Symbolic Computation for All the Fun

TL;DR

This work tackles the problem of finding all functions $f:\mathbb{R}\to\mathbb{R}$ that satisfy a given specification, a task central to mathematical competitions and the $10$-million AIMO challenge. It introduces a template-and-quantifier-elimination framework that leverages SMT solvers (e.g., $\text{cvc5}$, $\text{Z3}$) and Waldmeister, together with QE, to derive and verify the full solution class within fixed functional templates. The authors apply the method to a corpus of problems transcribed into SMT2 (87 problems) and demonstrate automated template verification, QE-based extraction of solved forms, and hand-solution verification, including cases where the solution set is a simple, unique function.

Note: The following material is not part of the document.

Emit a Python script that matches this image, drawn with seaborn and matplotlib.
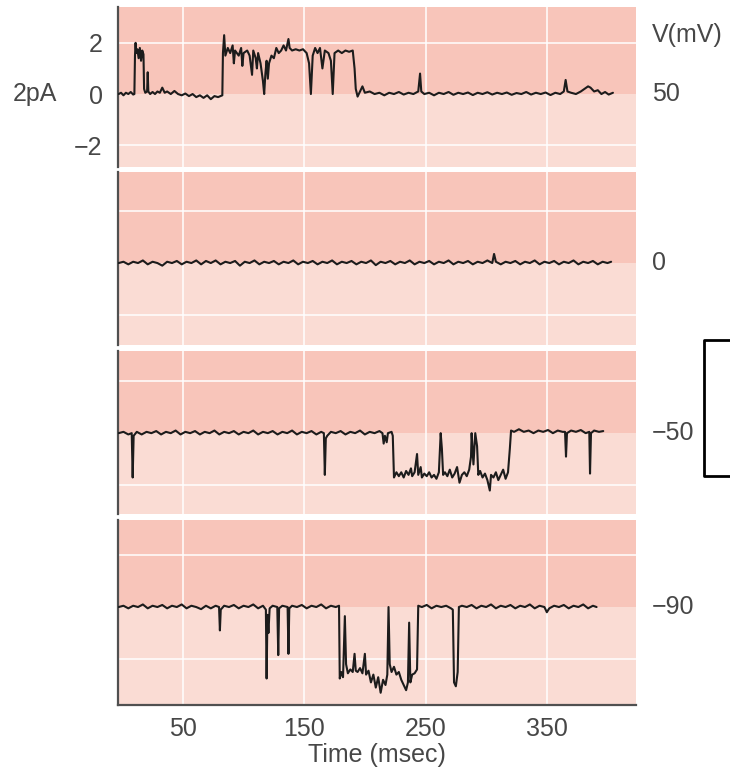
import matplotlib
matplotlib.use("Agg")
import matplotlib.pyplot as plt
import seaborn as sns
import pandas as pd
from matplotlib.lines import Line2D
from matplotlib import transforms

# membrane voltage of each sweep (mV) and the current traces (msec, pA)
volt_labels = ["50", "0", "\u221250", "\u221290"]
x_ticks = [50, 150, 250, 350]
y_ticks_top = [-2, 0, 2]

trace_50 = [
    (-3, 0.0), (-1, 0.05), (1, -0.05), (3, 0.05), (5, 0.0), (7, 0.08), (9, -0.02), (10, 0.0),
    (10.5, 1.5), (11, 2.0), (11.5, 1.6), (12.5, 1.75), (13.5, 1.4), (14.5, 1.8), (15.5, 1.3),
    (16.5, 1.7), (17.5, 1.55), (18, 0.2), (19, 0.05), (20.5, 0.1), (21, 0.85), (21.5, 0.1),
    (23, 0.0), (25, 0.08), (27, 0.0), (29, 0.1), (31, 0.05), (33, 0.25), (35, 0.05), (37, 0.1),
    (40, 0.0), (43, 0.12), (46, 0.0), (49, -0.05), (52, 0.02), (55, -0.08), (58, 0.0),
    (61, -0.12), (64, -0.05), (67, -0.15), (70, -0.05), (73, -0.2), (76, -0.08), (79, -0.12),
    (82.5, -0.05), (83, 1.6), (84, 2.3), (85, 1.5), (87, 1.8), (89, 1.6), (91, 1.9), (92, 1.2),
    (93, 1.7), (96, 1.5), (98, 1.8), (99, 1.1), (100, 1.6), (103, 1.7), (105, 1.5), (107, 0.75),
    (108, 1.7), (110, 1.4), (111, 1.0), (112, 1.6), (114, 1.2), (116, 0.5), (117, 0.0),
    (118, 0.8), (119, 1.3), (120, 0.6), (121, 1.2), (123, 1.5), (125, 1.4), (127, 1.8),
    (129, 1.6), (131, 1.7), (133, 1.9), (135, 1.7), (137, 2.15), (138, 1.8), (140, 1.7),
    (143, 1.75), (146, 1.7), (149, 1.75), (152, 1.6), (154, 1.2), (155.5, 0.0), (157, 1.5),
    (159, 1.8), (161, 1.6), (163, 1.8), (165, 1.0), (167, 1.7), (170, 1.6), (172, 1.3),
    (173.5, 0.0), (175, 1.6), (178, 1.7), (181, 1.6), (184, 1.7), (187, 1.65), (190, 1.7),
    (191.5, 1.0), (192.5, 0.2), (194, -0.1), (196, 0.1), (198, 0.3), (200, 0.05), (204, 0.1),
    (208, 0.0), (212, 0.05), (216, -0.05), (220, 0.05), (224, 0.0), (228, 0.08), (232, -0.02),
    (236, 0.05), (240, 0.0), (244, 0.1), (245.5, 0.8), (246.5, 0.1), (249, 0.0), (253, 0.05),
    (257, -0.05), (261, 0.05), (265, 0.0), (269, 0.08), (273, -0.03), (277, 0.05), (281, 0.0),
    (285, 0.06), (289, -0.04), (293, 0.05), (297, 0.0), (301, 0.07), (305, -0.02), (309, 0.05),
    (313, 0.0), (317, 0.06), (321, -0.03), (325, 0.04), (329, 0.0), (333, 0.08), (337, -0.02),
    (341, 0.05), (345, 0.0), (349, 0.06), (353, -0.04), (357, 0.05), (361, 0.0), (364, 0.1),
    (365.5, 0.55), (367, 0.1), (370, 0.05), (374, 0.0), (378, 0.1), (381, 0.2), (384, 0.3),
    (386, 0.25), (389, 0.1), (392, 0.15), (395, 0.0), (398, 0.08), (401, -0.02), (404.5, 0.05),
]

trace_0 = [
    (-3, 0.0), (1, 0.05), (5, -0.05), (9, 0.05), (13, 0.0), (17, 0.1), (21, -0.05), (25, 0.05),
    (29, 0.0), (33, -0.1), (37, 0.05), (41, 0.0), (45, 0.08), (49, -0.05), (53, 0.05), (57, 0.0),
    (61, 0.1), (65, -0.05), (69, 0.08), (73, 0.0), (77, 0.1), (81, -0.05), (85, 0.05), (89, 0.0),
    (93, 0.08), (97, -0.1), (101, 0.05), (105, 0.0), (109, 0.1), (113, -0.05), (117, 0.05),
    (121, 0.0), (125, 0.08), (129, -0.05), (133, 0.05), (137, 0.0), (141, 0.1), (145, -0.05),
    (149, 0.05), (153, 0.0), (157, 0.08), (161, -0.05), (165, 0.05), (169, 0.0), (173, 0.1),
    (177, -0.05), (181, 0.05), (185, 0.0), (189, 0.08), (193, -0.05), (197, 0.05), (201, 0.0),
    (205, 0.1), (209, -0.08), (213, 0.05), (217, 0.0), (221, 0.08), (225, -0.05), (229, 0.05),
    (233, 0.0), (237, 0.1), (241, -0.05), (245, 0.05), (249, 0.0), (253, 0.08), (257, -0.05),
    (261, 0.05), (265, 0.0), (269, 0.1), (273, -0.05), (277, 0.05), (281, 0.0), (285, 0.08),
    (289, -0.05), (293, 0.05), (297, 0.0), (301, 0.1), (305, 0.0), (306.5, 0.35), (308, 0.05),
    (312, -0.05), (316, 0.05), (320, 0.0), (324, 0.08), (328, -0.05), (332, 0.05), (336, 0.0),
    (340, 0.1), (344, -0.05), (348, 0.05), (352, 0.0), (356, 0.08), (360, -0.05), (364, 0.05),
    (368, 0.0), (372, 0.1), (376, -0.05), (380, 0.05), (384, 0.0), (388, 0.08), (392, -0.05),
    (396, 0.05), (400, 0.0), (403, 0.05),
]

trace_m50 = [
    (-3, 0.0), (1, 0.05), (5, -0.05), (7.8, 0.0), (8.6, -1.7), (9.4, -0.1), (12, 0.05),
    (16, -0.05), (20, 0.05), (24, 0.0), (28, 0.08), (32, -0.05), (36, 0.05), (40, 0.0),
    (44, 0.1), (48, -0.05), (52, 0.05), (56, 0.0), (60, 0.08), (64, -0.05), (68, 0.05),
    (72, 0.0), (76, 0.1), (80, -0.05), (84, 0.05), (88, 0.0), (92, 0.08), (96, -0.05),
    (100, 0.05), (104, 0.0), (108, 0.1), (112, -0.05), (116, 0.05), (120, 0.0), (124, 0.08),
    (128, -0.05), (132, 0.05), (136, 0.0), (140, 0.1), (144, -0.05), (148, 0.05), (152, 0.0),
    (156, 0.08), (160, -0.05), (164, 0.05), (166.2, 0.0), (167, -1.6), (167.8, -0.2),
    (169, -0.1), (172, 0.05), (176, 0.0), (180, 0.08), (184, -0.05), (188, 0.05), (192, 0.0),
    (196, 0.1), (200, -0.05), (204, 0.05), (208, 0.0), (212, 0.08), (214.5, 0.0),
    (215.5, -0.4), (216.5, -0.1), (218, -0.35), (219, 0.0), (222, 0.05), (223, -0.1),
    (224, -1.7), (226, -1.5), (228, -1.65), (230, -1.5), (232, -1.7), (234, -1.45), (236, -1.6),
    (238, -1.35), (239, -1.65), (241, -1.5), (243, -0.8), (244, -1.6), (246, -1.3), (247, -1.7),
    (249, -1.55), (251, -1.65), (253, -1.5), (255, -1.7), (257, -1.6), (259, -1.75), (261, -1.5),
    (262.5, 0.0), (263.5, -0.6), (264.5, -1.6), (266, -1.5), (268, -1.65), (270, -1.4),
    (272, -1.7), (274, -1.55), (276, -1.3), (278, -1.9), (280, -1.6), (282, -1.5), (284, -1.65),
    (286, -1.4), (287.5, -0.9), (288, 0.0), (289.5, -1.2), (291, 0.0), (292.5, -0.5),
    (293.5, -1.6), (295, -1.45), (297, -1.7), (299, -1.55), (301, -1.8), (303, -2.2),
    (304, -1.6), (306, -1.7), (308, -1.5), (310, -1.8), (312, -1.6), (314, -1.4), (316, -1.75),
    (318, -1.5), (319.5, -0.6), (320.5, 0.1), (323, 0.05), (327, 0.15), (331, 0.05), (335, 0.1),
    (339, 0.0), (343, 0.1), (347, 0.05), (351, 0.12), (355, 0.0), (359, 0.1), (363, 0.05),
    (365, 0.05), (365.8, -0.9), (366.6, 0.0), (370, 0.1), (374, 0.05), (378, 0.12),
    (382, 0.0), (385, 0.05), (385.6, -1.55), (386.4, 0.0), (389, 0.1), (393, 0.05),
    (396.5, 0.08),
]

trace_m90 = [
    (-3, 0.0), (1, 0.05), (5, -0.05), (9, 0.05), (13, 0.0), (17, 0.1), (21, -0.05), (25, 0.05),
    (29, 0.0), (33, 0.08), (37, -0.05), (41, 0.05), (45, 0.0), (49, 0.1), (53, -0.05),
    (57, 0.05), (61, 0.0), (65, -0.08), (69, 0.05), (73, -0.05), (77, 0.05), (79.8, 0.0),
    (80.5, -0.9), (81.2, -0.1), (84, 0.05), (88, 0.0), (92, 0.08), (96, -0.05), (100, 0.05),
    (104, 0.0), (108, 0.1), (112, -0.05), (116, 0.05), (118.4, -0.1), (119, -2.75),
    (119.7, -0.3), (120.5, -1.0), (121.5, -0.05), (124, 0.05), (127.8, 0.0), (128.6, -1.85),
    (129.3, -0.05), (132, 0.05), (136.3, 0.0), (137, -1.8), (137.7, -0.05), (140, 0.05),
    (144, 0.0), (148, 0.08), (152, -0.05), (156, 0.05), (160, 0.0), (164, 0.1), (168, -0.05),
    (172, 0.05), (176, 0.0), (178.7, 0.05), (179.3, -2.75), (180.5, -2.5), (182, -2.7),
    (183.5, -0.35), (184.5, -2.2), (186, -2.55), (188, -2.4), (190, -2.5), (191.5, -1.8),
    (192.5, -2.45), (194, -2.5), (196, -2.35), (198, -2.55), (200, -1.8), (201, -2.6),
    (203, -2.45), (205, -2.9), (207, -2.6), (209, -3.1), (211, -2.7), (213, -3.3), (215, -2.8),
    (217, -3.0), (218.5, -2.6), (219.5, 0.0), (220.5, -2.2), (222, -2.5), (224, -2.3),
    (226, -2.6), (228, -2.5), (230, -2.8), (232, -3.0), (234, -3.2), (235.5, -2.9),
    (236.5, -0.6), (237.5, -2.9), (239, -2.6), (241, -2.55), (243, -2.4), (244, 0.05),
    (247, 0.0), (251, 0.08), (255, -0.05), (259, 0.05), (263, 0.0), (267, 0.05), (271, -0.05),
    (272.5, -0.1), (273.5, -2.9), (275, -3.05), (276.5, -2.5), (277.5, 0.0), (280, 0.05),
    (284, 0.0), (288, 0.08), (292, -0.05), (296, 0.05), (300, 0.0), (304, 0.1), (308, -0.05),
    (312, 0.05), (316, 0.0), (320, 0.08), (324, -0.05), (328, 0.05), (332, 0.0), (336, 0.1),
    (340, -0.05), (344, 0.05), (348, 0.0), (350, -0.2), (352, -0.05), (356, 0.05), (360, 0.0),
    (364, 0.08), (368, -0.05), (372, 0.05), (376, 0.0), (380, 0.1), (384, -0.05), (388, 0.05),
    (391, 0.0),
]

traces = [trace_50, trace_0, trace_m50, trace_m90]
y_limits = [(-2.85, 3.4), (-3.15, 3.5), (-3.1, 3.15), (-3.77, 3.35)]

sns.set_theme(style="white")
plt.rcParams["font.family"] = ["Liberation Sans", "DejaVu Sans"]
text_col = "#474747"
dark_pink = "#F8C5BA"
light_pink = "#FADCD4"

fig = plt.figure(figsize=(7.30, 7.69), dpi=100)
W, H = 730, 769
# panel pixel bounds (top, bottom)
panel_px = [(7, 167), (172, 345), (351, 514), (520, 705)]
left_px, right_px = 118, 636

axes = []
for k, (top, bot) in enumerate(panel_px):
    ax = fig.add_axes([left_px / W, 1 - bot / H, (right_px - left_px) / W, (bot - top) / H])
    axes.append(ax)
    y0, y1 = y_limits[k]
    ax.set_facecolor(light_pink)
    ax.axhspan(0, y1, color=dark_pink, lw=0, zorder=0)
    for xv in x_ticks:
        ax.axvline(xv, color="white", lw=1.1, zorder=1)
    for yv in (-2, 2):
        ax.axhline(yv, color="white", lw=1.1, zorder=1)

    df = pd.DataFrame(traces[k], columns=["time", "current"])
    sns.lineplot(data=df, x="time", y="current", ax=ax, estimator=None, sort=False,
                 color="#1c1c1c", lw=1.5, zorder=3)

    ax.set_xlim(-3.5, 423.5)
    ax.set_ylim(y0, y1)
    ax.grid(False)
    ax.set_ylabel("")
    ax.set_xlabel("")
    for s in ["top", "right", "bottom"]:
        ax.spines[s].set_visible(False)
    ax.spines["left"].set_color("#505050")
    ax.spines["left"].set_linewidth(1.6)
    ax.tick_params(length=0, labelsize=18, colors=text_col)
    ax.set_xticks(x_ticks)
    ax.set_xticklabels([] if k < 3 else [str(v) for v in x_ticks])
    if k == 0:
        ax.set_yticks(y_ticks_top)
        ax.set_yticklabels(["\u22122", "0", "2"])
        ax.tick_params(axis="y", pad=11)
    else:
        ax.set_yticks([])

    trans = transforms.blended_transform_factory(ax.transAxes, ax.transData)
    ax.text(1.031, 0, volt_labels[k], transform=trans, ha="left", va="center",
            fontsize=18, color=text_col)

axes[0].text(1.031, 2.3, "V(mV)", transform=transforms.blended_transform_factory(
    axes[0].transAxes, axes[0].transData), ha="left", va="center", fontsize=18, color=text_col)
axes[0].text(-0.203, 0, "2pA", transform=transforms.blended_transform_factory(
    axes[0].transAxes, axes[0].transData), ha="left", va="center", fontsize=18, color=text_col)

bottom_ax = axes[3]
bottom_ax.spines["bottom"].set_visible(True)
bottom_ax.spines["bottom"].set_color("#505050")
bottom_ax.spines["bottom"].set_linewidth(1.6)
bottom_ax.tick_params(axis="x", pad=9)
bottom_ax.set_xlabel("Time (msec)", fontsize=18, color=text_col, labelpad=1)

# bracket on the right edge
bx = 704 / W
fig.add_artist(Line2D([1.0, bx, bx, 1.0], [1 - 340 / H, 1 - 340 / H, 1 - 476 / H, 1 - 476 / H],
                      transform=fig.transFigure, color="black", lw=2, clip_on=False))

fig.savefig("out.png", dpi=100, facecolor="white")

The results illustrate that symbolic computation can yield complete solution descriptions for nontrivial functional equations in competition-style settings, guiding future integration with additional synthesis techniques and more expressive templates.

Abstract

Motivated by the recent 10 million dollar AIMO challenge, this paper targets the problem of finding all functions conforming to a given specification. This is a popular problem at mathematical competitions and it brings about a number of challenges, primarily, synthesizing the possible solutions and proving that no other solutions exist. Often, there are infinitely many solutions and then the set of solutions has to be captured symbolically. We propose an approach to solving this problem and evaluate it on a set of problems that appeared in mathematical competitions and olympics.